With support from the Rackham Program in Public Scholarship, the Black Belt Foundation, and the Alabama Bicentennial Commission, Ransom and Rosenwald alumni began work on a museum to be displayed at the restored school and commemorate not only the place of the Rosenwald schools in history, but the stories and voices of those who attended them.
“Finding the schools, the alumni, and their artifacts was the perfect storm to create a museum,” Ransom says. “This is public scholarship at its finest, supporting a community project, one the community itself is invested in and will keep going after the research is done.”
By commemorating the students, Ransom hopes to add to the story of Black education in America. While past research has explored this subject, she says, it was always from the perspective of how and why Black children should be educated, without taking the children’s own perspectives into account.

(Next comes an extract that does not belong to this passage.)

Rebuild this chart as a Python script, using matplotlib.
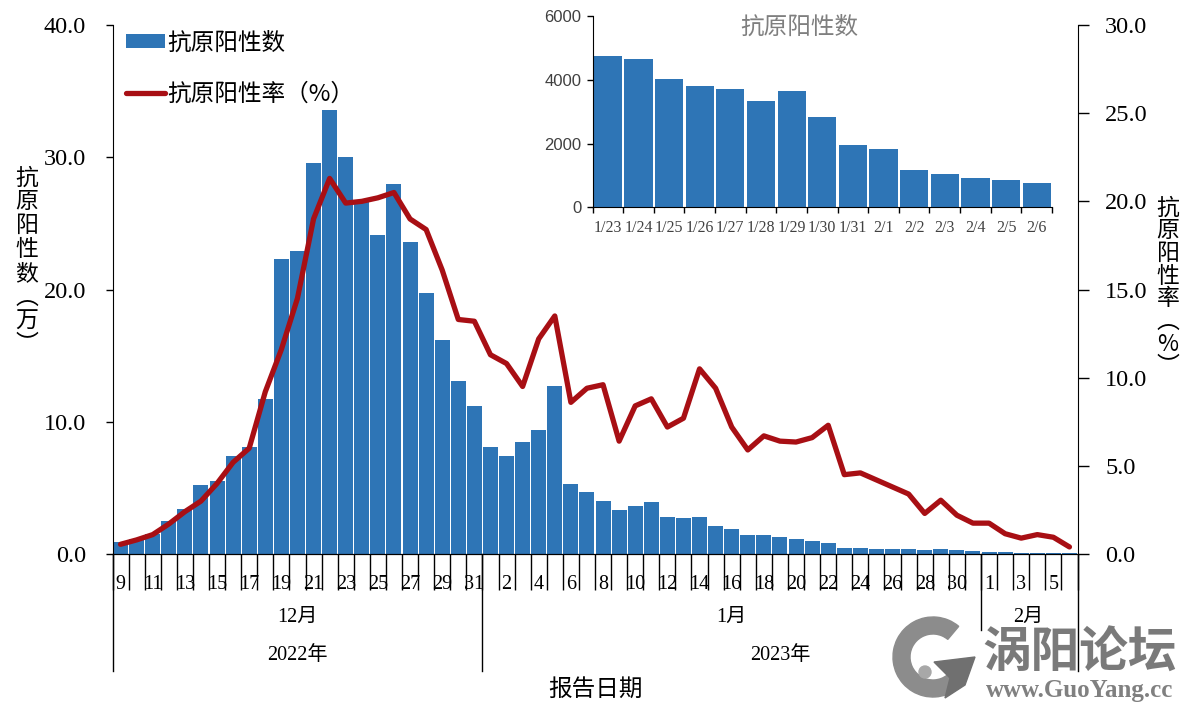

“Across this history, Black children have been paper dolls on the landscape of education,” Ransom says. “We haven’t imagined them as being innocent, naïve beings with their own youthful agency who deserve the protections and support we normally associate with childhood, like education. I want to insert the perspective of Black children as children—what they were saying, thinking, and doing in and around these schools, and how they may have influenced the schools—into historical education research.”
How Rackham Helps
In addition to her Rackham Public Scholarship grant, Ransom is a Rackham Merit Fellow, which has helped her remain fully immersed in her research even as she balances it with her responsibilities as a single mother. She has attended multiple Rackham professional-development workshops on writing, which she says have not only improved her skills, but connected her with an interdisciplinary group of peers with whom she shares ideas, techniques, and support.
“I feel like Rackham does everything,” Ransom says. “Through Rackham I’ve built relationships with students across the university and beyond. Their involvement has also helped elevate the work and voices of the Rosenwald alumni in Alabama.”